GDC Microtalks: "I Want The Pride And Prejudice Of Games"

| 12 Mar 2010 16:34

A fixture at the Game Developers Conference, microtalks are a chance for designers to speak on short topics like pirate parties and love in games.

Kelle Santiago: An online rave would be awesome.

Gary Penn: Define memorable moments.

Chaim Gingold: Tricksters like Loki make the world. Use the instincts of his adversaries against them. Tricksters are flexible. Tricksters are culture heroes. "Hackers and game designers took the fire of computation down from the Gods." Escape the trap of a paycheck, to make more interesting games. Playing with dirt is a culture specific thing, and it's okay to get dirty or use dirt as a building block.

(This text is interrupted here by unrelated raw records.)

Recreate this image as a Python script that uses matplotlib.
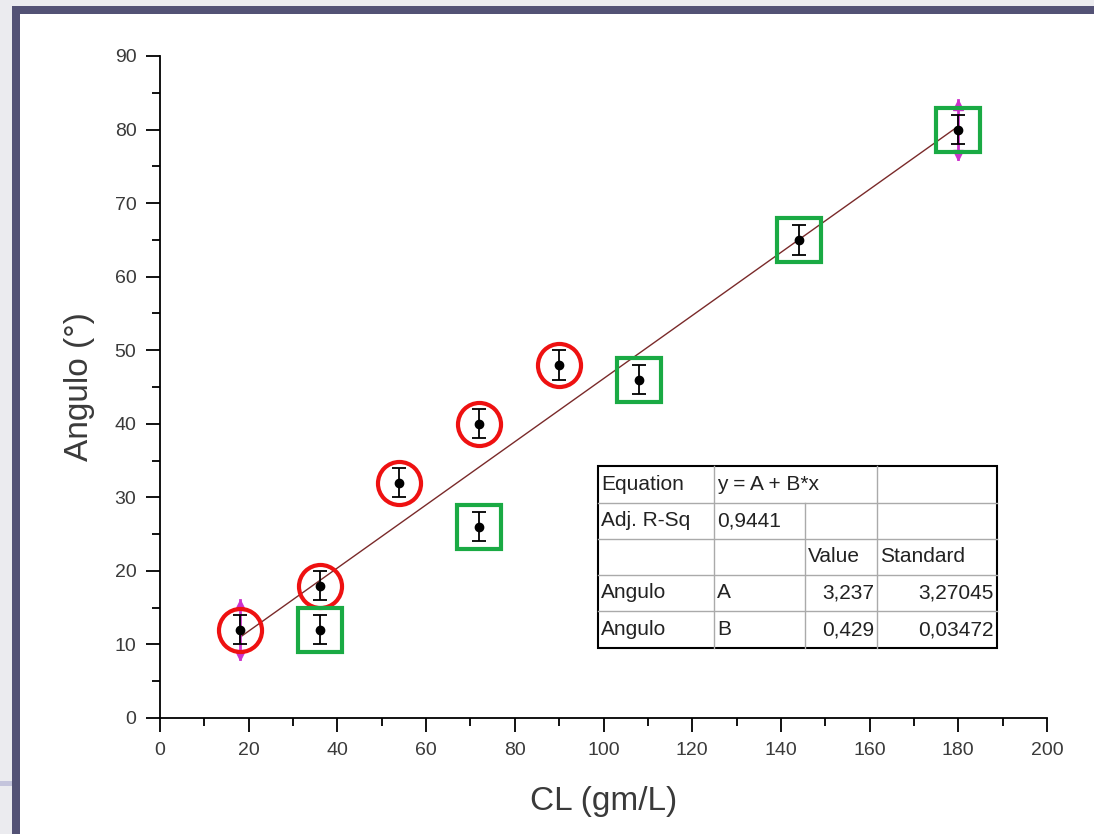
#! /usr/bin/env python3

import numpy as np
import matplotlib.pyplot as plt
from matplotlib.patches import Rectangle
from matplotlib.ticker import MultipleLocator

plt.rcParams['font.family'] = ['Liberation Sans', 'DejaVu Sans']

# data
cl = [18, 36, 54, 72, 90, 36, 72, 108, 144, 180]
angulo = [12, 18, 32, 40, 48, 12, 26, 46, 65, 80]
err = [4, 2, 2, 2, 2, 2, 2, 2, 2, 4]

# points marked with red circles / green squares
circle_x = [18, 36, 54, 72, 90]
circle_y = [12, 18, 32, 40, 48]
square_x = [36, 72, 108, 144, 180]
square_y = [12, 26, 46, 65, 80]

# points with the magenta arrow error bars
arrow_x = [18, 180]
arrow_y = [12, 80]
arrow_err = [4, 4]

# linear fit y = A + B*x
fit_a = 3.237
fit_b = 0.429

table_rows = [
    ["Equation", "y = A + B*x", "", ""],
    ["Adj. R-Sq", "0,9441", "", ""],
    ["", "", "Value", "Standard"],
    ["Angulo", "A", "3,237", "3,27045"],
    ["Angulo", "B", "0,429", "0,03472"],
]


def main():
    fig = plt.figure(figsize=(10.94, 8.34), dpi=100)
    fig.patch.set_facecolor('#ebebef')
    W, H = 1094, 834

    # white page with dark border (screenshot look)
    fig.patches.append(Rectangle((20 / W, 0), 1, 1 - 14 / H, transform=fig.transFigure,
                                 facecolor='white', edgecolor='none', zorder=-2))
    fig.patches.append(Rectangle((12 / W, 0), 8 / W, 1 - 6 / H, transform=fig.transFigure,
                                 facecolor='#535275', edgecolor='none', zorder=-1))
    fig.patches.append(Rectangle((12 / W, 1 - 14 / H), 1, 8 / H, transform=fig.transFigure,
                                 facecolor='#535275', edgecolor='none', zorder=-1))
    fig.patches.append(Rectangle((0, 1 - 786 / H), 12 / W, 5 / H, transform=fig.transFigure,
                                 facecolor='#c4c4dc', edgecolor='none', zorder=-1))

    ax = fig.add_axes([160 / W, 1 - 718 / H, 887 / W, 662 / H])
    ax.set_zorder(1)
    ax.set_facecolor('none')
    ax.set_xlim(0, 200)
    ax.set_ylim(0, 90)
    for s in ['top', 'right']:
        ax.spines[s].set_visible(False)
    for s in ['left', 'bottom']:
        ax.spines[s].set_linewidth(1.3)
    ax.xaxis.set_major_locator(MultipleLocator(20))
    ax.xaxis.set_minor_locator(MultipleLocator(10))
    ax.yaxis.set_major_locator(MultipleLocator(10))
    ax.yaxis.set_minor_locator(MultipleLocator(5))
    ax.tick_params(which='major', direction='out', length=10, width=1.3,
                   labelsize=14, labelcolor='#3a3a3a', pad=7)
    ax.tick_params(which='minor', direction='out', length=6, width=1.3)

    # fit line
    fx = np.array([min(cl), max(cl)])
    ax.plot(fx, fit_a + fit_b * fx, color='#7a2a2a', lw=1.0, zorder=2)

    # black error bars and points
    ax.errorbar(cl, angulo, yerr=[2] * len(cl), fmt='o', color='black', ms=6,
                ecolor='black', elinewidth=1.3, capsize=5, capthick=1.3, zorder=3)

    # magenta arrow error bars
    for x, y, e in zip(arrow_x, arrow_y, arrow_err):
        ax.plot([x, x], [y - e, y + e], color='#cc33cc', lw=2, zorder=2)
        ax.plot([x], [y + e - 0.6], marker='^', color='#cc33cc', ms=7, zorder=2)
        ax.plot([x], [y - e + 0.6], marker='v', color='#cc33cc', ms=7, zorder=2)

    # red circles and green squares
    ax.plot(circle_x, circle_y, 'o', ms=31, mfc='none', mec='#ee1111', mew=3, zorder=4)
    ax.plot(square_x, square_y, 's', ms=31, mfc='none', mec='#1aaa44', mew=3,
            zorder=4)

    ax.set_xlabel('CL (gm/L)', fontsize=24, color='#3a3a3a', labelpad=20)
    ax.set_ylabel('Angulo (°)', fontsize=24, color='#3a3a3a', labelpad=14)

    # parameter table
    col_x = [598, 714, 805, 877, 997]
    row_y = [466, 503, 539, 575, 611, 648]
    for i, row in enumerate(table_rows):
        for j, txt in enumerate(row):
            if not txt:
                continue
            yc = (row_y[i] + row_y[i + 1]) / 2
            numeric = i >= 3 and j >= 2
            if numeric:
                xt, ha = col_x[j + 1] - 3, 'right'
            else:
                xt, ha = col_x[j] + 3, 'left'
            fig.text(xt / W, 1 - yc / H, txt, ha=ha, va='center', fontsize=15,
                     color='#222222', zorder=6)
    # grid lines
    for k in range(1, len(row_y) - 1):
        fig.add_artist(plt.Line2D([col_x[0] / W, col_x[-1] / W],
                                  [1 - row_y[k] / H] * 2, color='#aaaaaa', lw=1,
                                  zorder=5))
    for k in range(1, len(col_x) - 1):
        y0 = row_y[1] if k == 2 else row_y[0]
        fig.add_artist(plt.Line2D([col_x[k] / W] * 2,
                                  [1 - y0 / H, 1 - row_y[-1] / H], color='#aaaaaa', lw=1,
                                  zorder=5))
    fig.patches.append(Rectangle((col_x[0] / W, 1 - row_y[-1] / H),
                                 (col_x[-1] - col_x[0]) / W, (row_y[-1] - row_y[0]) / H,
                                 transform=fig.transFigure, facecolor='white',
                                 edgecolor='black', lw=1.5, zorder=4))

    fig.savefig('out.png', dpi=100)


if __name__ == "__main__":
    main()
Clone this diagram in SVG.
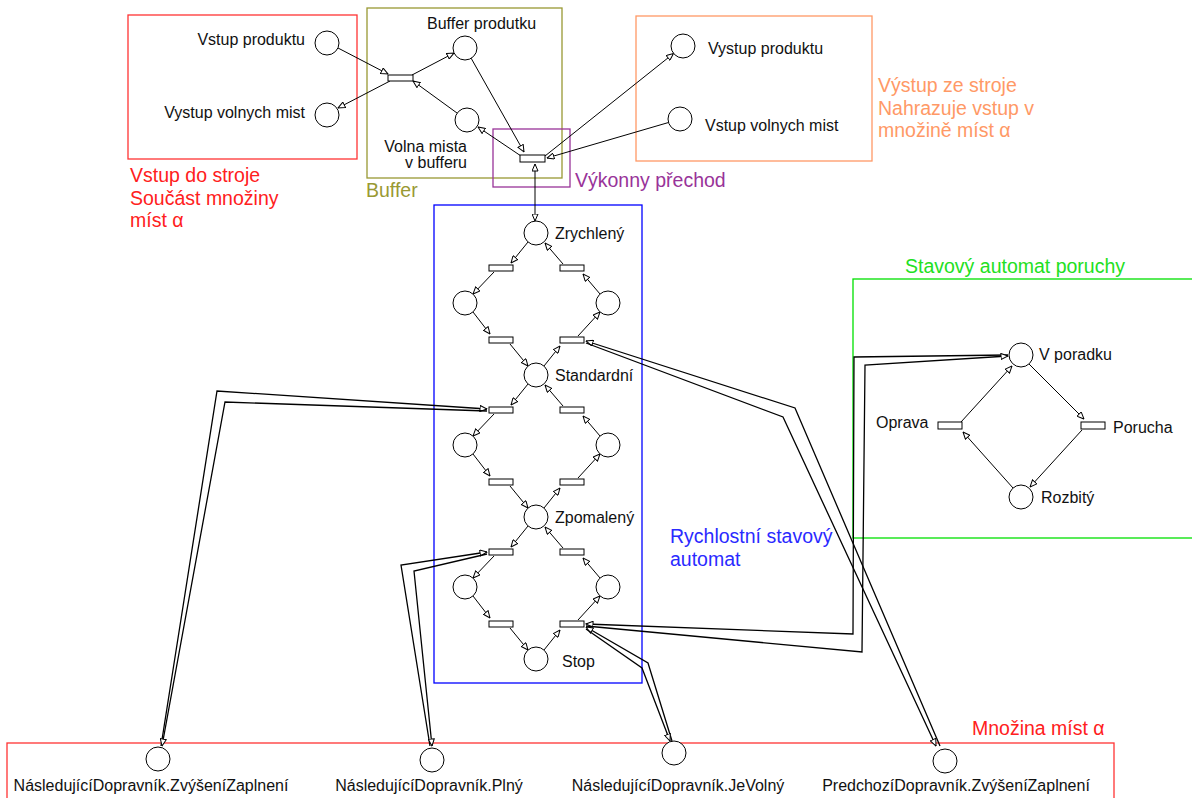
<svg xmlns="http://www.w3.org/2000/svg" width="1192" height="798" viewBox="0 0 1192 798">
<style>
text{font-family:"Liberation Sans",Arial,sans-serif;font-size:16px;fill:#111}
.big{font-size:19.5px}
.pl{fill:#fff;stroke:#000;stroke-width:1}
.tr{fill:#fff;stroke:#000;stroke-width:1}
.arc{fill:none;stroke:#000;stroke-width:1;marker-end:url(#ah)}
.dbl{fill:none;stroke:#000;stroke-width:1.3;marker-end:url(#ah)}
.fr{fill:none;stroke-width:1.3}
</style>
<defs>
<marker id="ah" viewBox="0 0 8 7" refX="7.5" refY="3.5" markerWidth="8" markerHeight="7" markerUnits="userSpaceOnUse" orient="auto-start-reverse">
<path d="M0.5,0.5 L7.5,3.5 L0.5,6.5 z" fill="#fff" stroke="#000" stroke-width="1"/>
</marker>
</defs>
<rect width="1192" height="798" fill="#fff"/>

<g id="frames">
<rect class="fr" x="128" y="15" width="229" height="144" stroke="#ff3333"/>
<text class="big" x="130" y="182" style="fill:#ff2020">Vstup do stroje</text>
<text class="big" x="130" y="204.5" style="fill:#ff2020">Součást množiny</text>
<text class="big" x="130" y="227" style="fill:#ff2020">míst α</text>
<rect class="fr" x="367" y="8" width="195" height="170" stroke="#999933"/>
<text class="big" x="366" y="197" style="fill:#999933">Buffer</text>
<rect class="fr" x="493" y="129" width="77" height="58" stroke="#993399"/>
<text class="big" x="575" y="187" style="fill:#993399">Výkonny přechod</text>
<rect class="fr" x="636" y="16" width="236" height="145" stroke="#ff9966"/>
<text class="big" x="878" y="92" style="fill:#ff9966">Výstup ze stroje</text>
<text class="big" x="878" y="115" style="fill:#ff9966">Nahrazuje vstup v</text>
<text class="big" x="878" y="137" style="fill:#ff9966">množině míst α</text>
<rect class="fr" x="434" y="205" width="208" height="478" stroke="#0000ff"/>
<text class="big" x="670" y="543" style="fill:#2a2aff">Rychlostní stavový</text>
<text class="big" x="670" y="566" style="fill:#2a2aff">automat</text>
<rect class="fr" x="853" y="279" width="400" height="259" stroke="#00e000"/>
<text class="big" x="905" y="273" style="fill:#22e022">Stavový automat poruchy</text>
<rect class="fr" x="7" y="743" width="1107" height="80" stroke="#ff3333"/>
<text class="big" x="972" y="735" style="fill:#ff2020">Množina míst α</text>
</g>

<g id="connectors">
<path class="arc" d="M338,48 L388,74"/>
<path class="arc" d="M390,81 L338,108"/>
<path class="arc" d="M412,75 L454,53"/>
<path class="arc" d="M457,113 L413,81"/>
<path class="arc" d="M471,58 L524,152"/>
<path class="arc" d="M521,156 L478,127"/>
<path class="arc" d="M545,156 L673.5,53.5"/>
<path class="arc" d="M668.5,122.5 L547,158"/>
<path class="arc" d="M535,164 L535,221" style="marker-start:url(#ah)"/>
<path class="arc" d="M528,242 L511,263"/>
<path class="arc" d="M494,272 L473,294"/>
<path class="arc" d="M473,312 L490,334"/>
<path class="arc" d="M510,344 L528,366"/>
<path class="arc" d="M544,366 L560,346"/>
<path class="arc" d="M578,336 L600,312"/>
<path class="arc" d="M600,294 L583,274"/>
<path class="arc" d="M563,264 L545,243"/>
<path class="arc" d="M528,384 L511,405"/>
<path class="arc" d="M494,414 L473,436"/>
<path class="arc" d="M473,454 L490,476"/>
<path class="arc" d="M510,486 L528,508"/>
<path class="arc" d="M544,508 L560,488"/>
<path class="arc" d="M578,478 L600,454"/>
<path class="arc" d="M600,436 L583,416"/>
<path class="arc" d="M563,406 L545,385"/>
<path class="arc" d="M528,526 L511,547"/>
<path class="arc" d="M494,556 L473,578"/>
<path class="arc" d="M473,596 L490,618"/>
<path class="arc" d="M510,628 L528,650"/>
<path class="arc" d="M544,650 L560,630"/>
<path class="arc" d="M578,620 L600,596"/>
<path class="arc" d="M600,578 L583,558"/>
<path class="arc" d="M563,548 L545,527"/>
<path class="arc" d="M1029,364 L1084,419"/>
<path class="arc" d="M1082,430 L1030,487"/>
<path class="arc" d="M1013,488 L963,432"/>
<path class="arc" d="M961,422 L1012,366"/>
<path class="dbl" d="M161,746 L217,391 L487,409"/>
<path class="dbl" d="M487,411 L225,402 L162,746"/>
<path class="dbl" d="M430,746 L401,565 L487,552"/>
<path class="dbl" d="M487,554 L414,571 L432,746"/>
<path class="dbl" d="M940,746 L795,408 L586,341"/>
<path class="dbl" d="M586,343 L783,417 L936,746"/>
<path class="dbl" d="M1008,355 L854,357 L853,634 L586,624"/>
<path class="dbl" d="M586,626 L862,652 L865,365 L1008,356"/>
<path class="dbl" d="M672,741 L648,663 L586,627"/>
<path class="dbl" d="M586,629 L642,668 L670,741"/>
</g>

<g id="in_vstup_produktu"><circle class="pl" cx="327" cy="43" r="12"/><text x="305" y="45" text-anchor="end">Vstup produktu</text></g>
<g id="in_vystup_volnych"><circle class="pl" cx="327" cy="115" r="12"/><text x="305" y="118" text-anchor="end">Vystup volnych mist</text></g>
<g id="t_buffer"><rect class="tr" x="388" y="75" width="25" height="6"/></g>
<g id="buffer_produktu"><circle class="pl" cx="465" cy="48" r="12"/><text x="427" y="29">Buffer produtku</text></g>
<g id="volna_mista"><circle class="pl" cx="467" cy="120" r="12"/><text x="467" y="152" text-anchor="end">Volna mista</text><text x="467" y="168" text-anchor="end">v bufferu</text></g>
<g id="t_vykonny"><rect class="tr" x="520" y="155" width="25" height="7"/></g>
<g id="out_vystup_produktu"><circle class="pl" cx="683" cy="46" r="12"/><text x="708" y="54">Vystup produktu</text></g>
<g id="out_vstup_volnych"><circle class="pl" cx="680" cy="119" r="12"/><text x="705" y="131">Vstup volnych mist</text></g>

<g id="zrychleny"><circle class="pl" cx="536" cy="233" r="12"/><text x="555" y="239">Zrychlený</text></g>
<g id="standardni"><circle class="pl" cx="536" cy="375" r="12"/><text x="555" y="381">Standardní</text></g>
<g id="zpomaleny"><circle class="pl" cx="536" cy="517" r="12"/><text x="555" y="523">Zpomalený</text></g>
<g id="stop"><circle class="pl" cx="536" cy="659" r="12"/><text x="562" y="667">Stop</text></g>

<g id="c1"><rect class="tr" x="489" y="265" width="24" height="6"/><rect class="tr" x="560" y="265" width="24" height="6"/><circle class="pl" cx="465" cy="303" r="12"/><circle class="pl" cx="608" cy="303" r="12"/><rect class="tr" x="489" y="337" width="24" height="6"/><rect class="tr" x="560" y="337" width="24" height="6"/></g>
<g id="c2"><rect class="tr" x="489" y="407" width="24" height="6"/><rect class="tr" x="560" y="407" width="24" height="6"/><circle class="pl" cx="465" cy="445" r="12"/><circle class="pl" cx="608" cy="445" r="12"/><rect class="tr" x="489" y="479" width="24" height="6"/><rect class="tr" x="560" y="479" width="24" height="6"/></g>
<g id="c3"><rect class="tr" x="489" y="549" width="24" height="6"/><rect class="tr" x="560" y="549" width="24" height="6"/><circle class="pl" cx="465" cy="587" r="12"/><circle class="pl" cx="608" cy="587" r="12"/><rect class="tr" x="489" y="621" width="24" height="6"/><rect class="tr" x="560" y="621" width="24" height="6"/></g>

<g id="v_poradku"><circle class="pl" cx="1021" cy="355" r="12"/><text x="1039" y="360">V poradku</text></g>
<g id="oprava"><rect class="tr" x="938" y="422" width="24" height="7"/><text x="876" y="428">Oprava</text></g>
<g id="porucha"><rect class="tr" x="1081" y="422" width="24" height="7"/><text x="1113" y="433">Porucha</text></g>
<g id="rozbity"><circle class="pl" cx="1021" cy="497" r="12"/><text x="1041" y="503">Rozbitý</text></g>

<g id="alpha1"><circle class="pl" cx="158" cy="759" r="12"/><text x="151" y="791" text-anchor="middle">NásledujícíDopravník.ZvýšeníZaplnení</text></g>
<g id="alpha2"><circle class="pl" cx="432" cy="760" r="12"/><text x="429" y="791" text-anchor="middle">NásledujícíDopravník.Plný</text></g>
<g id="alpha3"><circle class="pl" cx="674" cy="753" r="12"/><text x="678" y="791" text-anchor="middle">NásledujícíDopravník.JeVolný</text></g>
<g id="alpha4"><circle class="pl" cx="945" cy="761" r="12"/><text x="956" y="791" text-anchor="middle">PredchozíDopravník.ZvýšeníZaplnení</text></g>
</svg>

Jane Pinckard: I'm short [she prettily moves down the mic] Love is a really interesting thing to think about. Alistair, from Dragon Age has a lot of fans on Facebook. Games target the neo-cortex and the reptilian parts of the human brain but they are just now targeting the limbic system, where "love" is felt. Final Fantasy 8 was about a love story. Nintendogs was about love. Make a great first date in a game, use humor, use adrenaline-filled moements. Why not use expressions in more games? "I'd like to blow a kiss to Alistair after he does something awesome." "Love is a complex battlefield." "I don't care about the Citizen Kane of games, I want the Pride and Prejudice of games."

Ian Bogost: Ezra Pound's short poem about the metro. This is just to say by William Carlos Williams and The Red Wheelbarrow. Imagism is important. "The reader does not receive the message of the poem but excavates it." Much like games. "A player is the archaeologist of the ancient civilization that is a game's creator."

Margaret Robinson: Papa Sangre is an iPhone audio only game set in a Mexican day of the dead underworld. She then asked the audience how much they'd be willing to pay for it based on a flyer she passed out earlier. Half the room didn't go higher than $4.99 while the other topped out at $2.99 but that was because she mind-controlled us. The flyers had different release dates and the higher number elicited a more expensive audience than the lower number. Perception of players is therefore really important. "Don't forget to learn the hacks, because they are really powerful."

Sam Roberts: Director of IGF. Theater writer, adapted works of fiction for the stage. Brecht and Hunter S Thompson both use supertext clearly stating who the speaker is. The labels of games work similarly: a game in which you shoot other characters is much different than a game in which you don't. Labels are important. "Most games do not have well thought-out placards." "Say something with your games."

Jesse Schell: Interconnected system of games called the Gameocalypse. In the year 2020, computers will be 30 times cheaper than they are now. Games are everywhere by rambling off a list of social games ended with "Whatever the hell happens in Four Square." "Did you rebel when Shea Stadium was called Citibank stadium? If you did rebel, it didn't do any good." Games therefore are going to expand into marketing and he showed a funny slide: "Achievement unlocked: You Drank 1,000 Cokes!" "Is money always going to win?" "Wake the hell up," and "Figure out which side you are on."

Suzanne Seggerman: Cofounded Games For Change. "We all know that games are important part of our culture, perhaps the most influential of this century." Bob Dylan was on a list of the top 10 influential people (not just musicians), because he chose to change the world with his music. An Inconvenient Truth changed the world with a voiceover by a stilted robotic politician. So many oscar nominated films were vehicles for change, included The Hurt Locker. The same can be done for games.